--- START Records shown ---

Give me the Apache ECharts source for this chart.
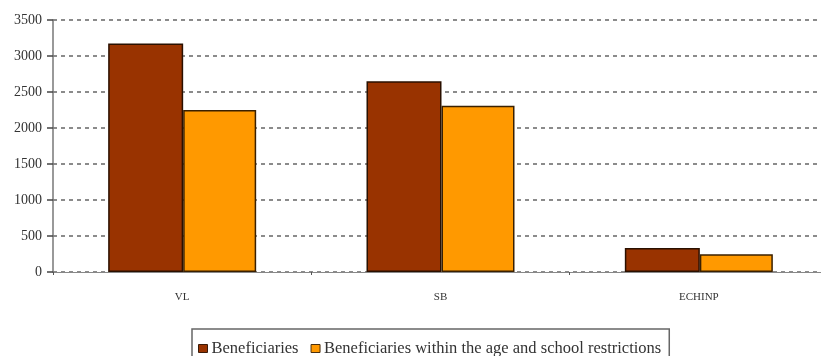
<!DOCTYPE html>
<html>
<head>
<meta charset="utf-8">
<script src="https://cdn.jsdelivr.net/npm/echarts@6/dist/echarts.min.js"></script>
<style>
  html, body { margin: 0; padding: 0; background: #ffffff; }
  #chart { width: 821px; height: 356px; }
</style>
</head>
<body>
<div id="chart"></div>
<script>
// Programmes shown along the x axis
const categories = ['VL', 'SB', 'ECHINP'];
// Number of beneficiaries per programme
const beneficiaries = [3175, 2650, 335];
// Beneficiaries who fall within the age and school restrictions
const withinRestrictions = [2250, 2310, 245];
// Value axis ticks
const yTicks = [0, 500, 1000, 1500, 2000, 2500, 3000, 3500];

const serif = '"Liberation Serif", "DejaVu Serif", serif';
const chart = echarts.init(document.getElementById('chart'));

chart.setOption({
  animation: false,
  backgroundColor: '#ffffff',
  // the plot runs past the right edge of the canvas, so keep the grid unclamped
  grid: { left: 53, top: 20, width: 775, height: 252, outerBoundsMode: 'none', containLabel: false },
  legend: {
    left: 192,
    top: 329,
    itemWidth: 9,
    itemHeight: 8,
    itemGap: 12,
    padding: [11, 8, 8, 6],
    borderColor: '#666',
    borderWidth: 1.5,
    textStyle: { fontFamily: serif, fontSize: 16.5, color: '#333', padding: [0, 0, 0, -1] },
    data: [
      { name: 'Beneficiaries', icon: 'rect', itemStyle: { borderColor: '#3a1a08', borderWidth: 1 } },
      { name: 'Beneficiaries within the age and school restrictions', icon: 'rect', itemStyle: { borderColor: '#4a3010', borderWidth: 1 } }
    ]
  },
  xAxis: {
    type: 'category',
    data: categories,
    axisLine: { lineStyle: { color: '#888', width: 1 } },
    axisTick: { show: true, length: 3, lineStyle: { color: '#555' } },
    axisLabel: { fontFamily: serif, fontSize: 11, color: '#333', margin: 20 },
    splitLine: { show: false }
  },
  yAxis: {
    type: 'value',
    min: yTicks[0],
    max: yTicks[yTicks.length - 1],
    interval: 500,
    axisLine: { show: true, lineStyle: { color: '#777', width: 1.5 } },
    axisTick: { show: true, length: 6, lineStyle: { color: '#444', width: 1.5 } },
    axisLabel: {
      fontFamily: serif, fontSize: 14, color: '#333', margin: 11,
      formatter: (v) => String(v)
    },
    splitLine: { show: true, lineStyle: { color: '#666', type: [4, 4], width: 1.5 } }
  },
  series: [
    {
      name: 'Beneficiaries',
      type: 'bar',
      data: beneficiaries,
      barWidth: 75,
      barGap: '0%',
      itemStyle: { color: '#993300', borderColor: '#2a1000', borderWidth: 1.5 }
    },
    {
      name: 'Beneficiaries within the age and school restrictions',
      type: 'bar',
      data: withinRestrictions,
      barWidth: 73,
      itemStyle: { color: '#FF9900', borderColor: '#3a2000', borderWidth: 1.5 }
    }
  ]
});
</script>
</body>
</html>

--- END Records shown ---
--- START Records shown ---

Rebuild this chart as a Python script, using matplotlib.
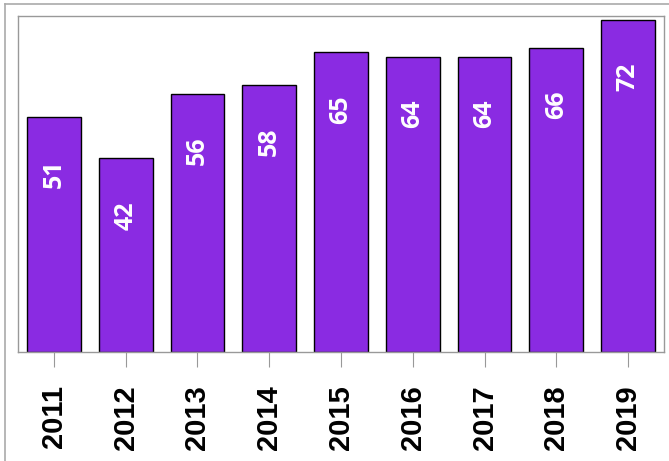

--- END Records shown ---

● **What needs to be done**: Keep to the lines above from the line with "Give me the" to the line with "const yTicks = [0, 500, 1000, 1500, 2000, 2500, 3000, 3500];", and set down exactly those, inclusive, with nothing else and every picture left out.

● **Written answer**:
Give me the Apache ECharts source for this chart.
<!DOCTYPE html>
<html>
<head>
<meta charset="utf-8">
<script src="https://cdn.jsdelivr.net/npm/echarts@6/dist/echarts.min.js"></script>
<style>
  html, body { margin: 0; padding: 0; background: #ffffff; }
  #chart { width: 821px; height: 356px; }
</style>
</head>
<body>
<div id="chart"></div>
<script>
// Programmes shown along the x axis
const categories = ['VL', 'SB', 'ECHINP'];
// Number of beneficiaries per programme
const beneficiaries = [3175, 2650, 335];
// Beneficiaries who fall within the age and school restrictions
const withinRestrictions = [2250, 2310, 245];
// Value axis ticks
const yTicks = [0, 500, 1000, 1500, 2000, 2500, 3000, 3500];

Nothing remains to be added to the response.